Unterdessen rügte das Verwaltungsgericht Stuttgart die Deutsche Bahn für ihr Verhalten in einem Verfahren gegen die Rodung von 25 Bäumen im Stuttgarter Schlossgarten. Demnach sind die Baumfällarbeiten am 1. Oktober nur erfolgt, weil die Bahn dem Gericht eine wichtige Unterlage des Eisenbahnbundesamtes über den fehlenden Schutz für den Juchtenkäfer vorenthalten hatte.
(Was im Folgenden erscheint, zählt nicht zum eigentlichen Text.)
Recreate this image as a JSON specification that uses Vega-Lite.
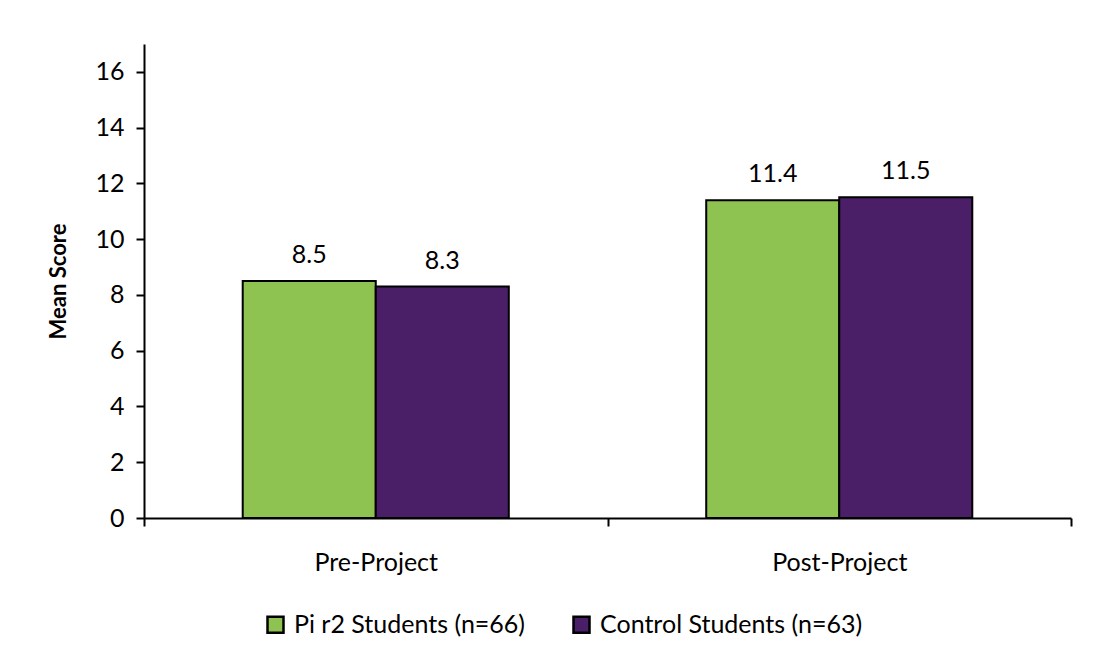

Sonst hätte das Gericht einem Eilantrag des Bundes für Umwelt und Naturschutz Deutschland (BUND) gegen die Rodung stattgegeben, teilte es mit.
EU-Kommissar hält Stuttgart 21 für unverzichtbar
EU-Verkehrskommissar Siim Kallas hat sich in den Streit um Stuttgart21 eingeschaltet und die Bedeutung des Bahnprojekts für Europa betont. "Die Hochgeschwindigkeitsstrecke zwischen Paris und Bratislava ist eine extrem wichtige transeuropäische West-Ost-Achse", sagte Kallas der "Rheinischen Post" (Freitagausgabe). Die EU-Kommission lege allergrößten Wert darauf, dass sie gebaut werde. Stuttgart21 bilde dabei "ein Kernstück dieser Magistrale", betonte der Vizepräsident der Kommission.
Nach Angaben des baden-württembergischen Europaministers Wolfgang Reinhart stellt die EU-Kommission bis 2013 alleine 215,92 Millionen Euro für den Abschnitt Stuttgart-Ulm zur Verfügung. Das sei fast die Hälfte der EU-Förderung von 438,35 Millionen Euro für die Gesamtstrecke Paris-Bratislava, sagte der CDU-Politiker.